Semua fenomena ini memperlihatkan bahwa di tataran elite politik, berbeda dengan di tataran masyarakat akar rumput atau kelas menengah yang bukan aparat negara, komitmen terhadap perang melawan korupsi belum bisa dibilang total.
Tampaknya sikap elite politik itu diwarnai oleh pertimbangan ke arah mana angin pemberantasan korupsi itu bertiup. Artinya, ketika KPK semakin gencar pengusut korupsi yang diduga melibatkan mereka yang tak lain dan tak bukan adalah pejabat atau aparat negara yang punya afiliasi dengan parpol, elite parpol itu bersikap mendua. Bahkan, dalam konteks pengusutan dugaan megaskandal korupsi KTP elektronik yang melibatkan bos salah satu parpol besar, KPK justru dicoba untuk diperlemah lewat manuver pansus angket.

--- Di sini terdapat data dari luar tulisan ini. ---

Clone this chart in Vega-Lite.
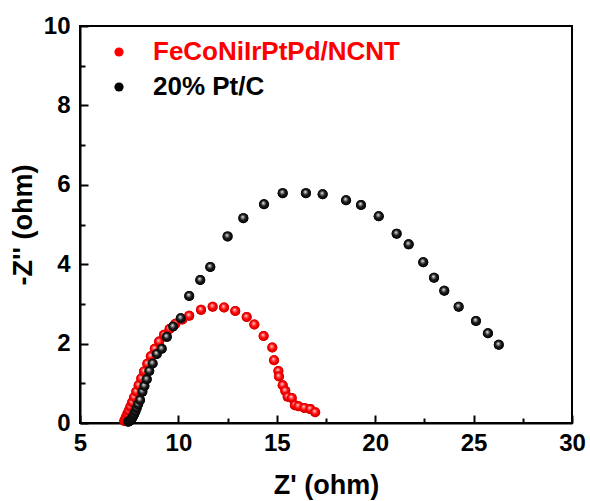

Dalam menghadapi situasi dilematis seperti itu, jalan terakhir untuk menggelorakan antikorupsi sekaligus menguatkan kewenangan KPK ada di tangan rakyat.
Rakyat sebagai pemegang kedaulatan tertinggi dalam demokrasi perlu disadarkan dan diingatkan bahwa elite parpol yang getol melemahkan KPK tak layak dipilih dalam pemilu mendatang.
Bila politik uang masih berhasil menutup mata rakyat terhadap integritas moral elite parpol yang berlaga dalam pemilu, selama itu pula perang melawan korupsi belum bisa dilakukan secara fundamental.
Demokrasi yang efektif bukan semata menjadi peranti politik dalam meraih situasi damai di saat terjadi transisi atau suksesi penguasa, tapi juga mengantarkan kesejahteraan rakyat lewat terpilihnya orang-orang bersih dari kejahatan berkorupsi.
Jika pemilih masih membiarkan suara mereka dapat dibeli dengan sejumlah uang di saat menjelang pencoblosan, di saat itulah mereka menggadaikan demokrasi alias suara mereka, yang balasannya akan terjadi di masa ketika politisi korup menjadi wakil pemilih yang tersuap itu.
Dengan demikian perang melawan korupsi dari segala lini harus dibarengi dengan kemitmen pemilih untuk tidak menggadaikan suara mereka dalam pemilihan umum.